Je rouvre ma lettre, pour vous dire combien je suis pénétrée de la bonté que vous avez d’être aussi inquiet de n’avoir pas reçu de mes nouvelles. Je n’en conçois pas la raison : car ce sont mes amis qui ont été chargés de remettre mes lettres à la grande poste. M. d’Alembert a reçu hier votre lettre du 6. Je me suis chargée de vous répondre, et je ne vous dirai jamais à quel point je suis fâchée et bien aise de vous avoir donné de l’inquiétude ; si j’avais tort, je serais désolée. Mais pourquoi donc avez-vous renoncé à aller dans le Nord ? Je ne puis pas croire que ce soit uniquement pour abréger le temps de votre voyage : à qui donc faites-vous le sacrifice de la Suède ! Si on l’a exigé, vous êtes content : le mouvement de cette personne vous a déjà payé. Enfin, si votre retour est avancé, j’aime la personne ou la chose qui en est cause : mais l’année prochaine, il faudra encore aller en Russie ; et puis, ne faudra-t-il pas tout à l’heure aller à Montauban ? et puis les campagnes, et puis celle où vous trouverez le plaisir et où vous chercherez le bonheur, et puis, et puis : mais n’importe ; tout cela vaut mieux que la Suède ; et je ne sais, quelque chose me dit que je ne dois pas m’inquiéter de ce qui arrivera l’année prochaine ; comme vous le disiez, on a le temps de mourir cent fois. Mais pourquoi n’est-ce pas à moi que vous avez dit que vous abrégiez votre voyage ? je l’aurais su un jour plus tôt. Vous m’avez fait un reproche : j’ai envie de vous le rendre. Est-ce vous qui êtes coupable de ce que me mande le chevalier de Chatelux ? Il prétend que je vous aime beaucoup. Comment le sait-il ? je n’ai mis que vous et celui à qui je dis tout dans mon secret ; lui auriez-vous écrit ? Si cela était, j’aurais à vous remercier et à me plaindre.

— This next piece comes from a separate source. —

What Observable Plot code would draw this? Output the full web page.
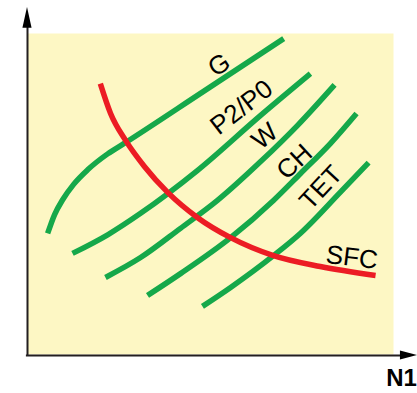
<!DOCTYPE html>
<html>
<head>
<meta charset="utf-8">
<script src="https://cdn.jsdelivr.net/npm/d3@7"></script>
<script src="https://cdn.jsdelivr.net/npm/@observablehq/plot@0.6"></script>
<style>
  html, body { margin: 0; padding: 0; background: #fff; }
  #chart svg { display: block; }
</style>
</head>
<body>
<div id="chart"></div>
<script>
// Engine parameter curves against fan speed N1 (relative units, 0–100 on both axes).
const gN1 = [5.5, 7.4, 9.6, 12.6, 16.5, 21.9, 26.2, 48, 70];
const gVal = [37.7, 43.6, 48.2, 53.0, 57.6, 62.5, 65.6, 81.9, 98.4];

const p2p0N1 = [12.3, 21.9, 30.9, 46.4, 63.7, 77.3];
const p2p0Val = [31.5, 37.3, 44.0, 57.3, 74.5, 87.5];

const wN1 = [21.3, 30.9, 41.8, 51.9, 63.7, 73.8, 83.9];
const wVal = [24.0, 30.2, 39.3, 48.0, 60.1, 71.4, 84.0];

const chN1 = [32.8, 41.8, 55.5, 67.2, 74.6, 82.8, 89.9];
const chVal = [18.4, 25.2, 36.4, 48.0, 56.4, 65.8, 75.1];

const tetN1 = [47.8, 55.5, 67.2, 74.6, 85.5, 93.2];
const tetVal = [15.0, 20.9, 30.8, 37.8, 50.6, 59.8];

const sfcN1 = [19.9, 22.7, 26.8, 32.0, 38.3, 46.4, 55.5, 67.2, 80.0, 95.1];
const sfcVal = [84.4, 75.1, 66.7, 58.5, 50.5, 42.7, 36.4, 30.8, 27.4, 24.6];

// Curve labels: text, anchor position and slant
const labelText = ["G", "P2/P0", "W", "CH", "TET", "SFC"];
const labelN1 = [52.4, 58.5, 64.8, 73.0, 80.2, 88.6];
const labelVal = [90.2, 77.0, 68.0, 60.0, 52.0, 30.2];
const labelAngle = [-33, -38, -40, -43, -47, 7];

const axisLabel = "N1";

const GREEN = "#15a84a";
const RED = "#ec1c24";
const PANEL = "#fdf7c4";
const INK = "#231f20";

const toPoints = (xs, ys) => xs.map((x, i) => ({x, y: ys[i]}));

const greenSeries = [
  toPoints(gN1, gVal),
  toPoints(p2p0N1, p2p0Val),
  toPoints(wN1, wVal),
  toPoints(chN1, chVal),
  toPoints(tetN1, tetVal)
];
const sfc = toPoints(sfcN1, sfcVal);
const labels = labelText.map((t, i) => ({t, x: labelN1[i], y: labelVal[i], a: labelAngle[i]}));

// Axis arrows run a little past the plotting panel
const yArrowHead = [{y: 101.6, x1: -1.25, x2: 1.25}, {y: 108.1, x1: 0, x2: 0}];
const xArrowHead = [{x: 101.9, y1: -1.7, y2: 1.1}, {x: 106.6, y1: -0.3, y2: -0.3}];

const lineStyle = {x: "x", y: "y", curve: "monotone-x", strokeWidth: 5.5, strokeLinecap: "butt"};

const chart = Plot.plot({
  width: 417,
  height: 393,
  marginLeft: 27,
  marginRight: 24,
  marginTop: 33,
  marginBottom: 39,
  x: {domain: [0, 100], axis: null},
  y: {domain: [0, 100], axis: null},
  style: {fontFamily: "'Liberation Sans', Arial, Helvetica, sans-serif", background: "#fff"},
  marks: [
    Plot.frame({fill: PANEL, stroke: null}),
    ...greenSeries.map(s => Plot.line(s, {...lineStyle, stroke: GREEN})),
    Plot.line(sfc, {...lineStyle, stroke: RED}),
    Plot.text(labels, {
      x: "x", y: "y", text: "t", rotate: "a",
      fontSize: 26, fill: "#000", textAnchor: "middle", lineAnchor: "middle"
    }),
    // axes
    Plot.ruleX([0], {y1: -0.3, y2: 102, stroke: INK, strokeWidth: 2}),
    Plot.ruleY([-0.3], {x1: -0.3, x2: 102.5, stroke: INK, strokeWidth: 2}),
    Plot.areaX(yArrowHead, {y: "y", x1: "x1", x2: "x2", fill: "#000"}),
    Plot.areaY(xArrowHead, {x: "x", y1: "y1", y2: "y2", fill: "#000"}),
    Plot.text([axisLabel], {
      x: 102.2, y: -7.3, text: d => d,
      fontFamily: "'Liberation Sans Narrow', 'Liberation Sans', Arial, sans-serif",
      fontSize: 24, fontWeight: "bold", fill: "#000", textAnchor: "middle", lineAnchor: "middle"
    })
  ]
});

document.getElementById("chart").appendChild(chart);
</script>
</body>
</html>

M. d’Alembert est dans ce moment-ci chez Mme Geoffrin. Je ne doute pas qu’elle ne se fasse un plaisir d’écrire au roi de Pologne. Savez-vous bien qu’on pourrait mettre sa vanité à vous louer et à vous aimer ? mais surtout n’allez pas croire que ce soit ce mouvement qui m’ait portée vers vous : eh ! que cela serait frêle ! J’espère qu’avant de partir pour Vienne, vous aurez été accablé de mes lettres jusqu’au dégoût. N’oubliez pas que vous avez à m’accuser la réception de cinq, en comptant celle-ci. Vous seriez bien aimable, si vous répondiez à toutes mes questions ; mais vous manquez de temps et peut-être de confiance ; quant à moi, qui ne manque ni de facilité ni d’indulgence, je vous pardonnerai. Il me semble que dans cette longue lettre que je vous ai écris, j’ai omis un article assez curieux ; c’est ma santé : elle est détestable : je tousse à mourir, et avec assez d’effort pour cracher le sang. Je passe une partie de ma vie sans pouvoir parler ; ma voix est éteinte, et c’est de toutes les incommodités celle qui convient le mieux à la disposition de mon âme : j’aime le silence, le recueillement, la retraite. Je ne dors point ou presque point, et je ne m’ennuie jamais. N’allez-vous pas croire que je suis heureuse ? Si j’ajoutais que je ne changerais pas ma situation pour celle de qui que ce soit dans le monde, vous me croiriez en paradis ; vous auriez tort : pour y aller, il faut être morte, et voilà ce que je voudrais être ; mais venez, et écrivez-moi beaucoup, beaucoup.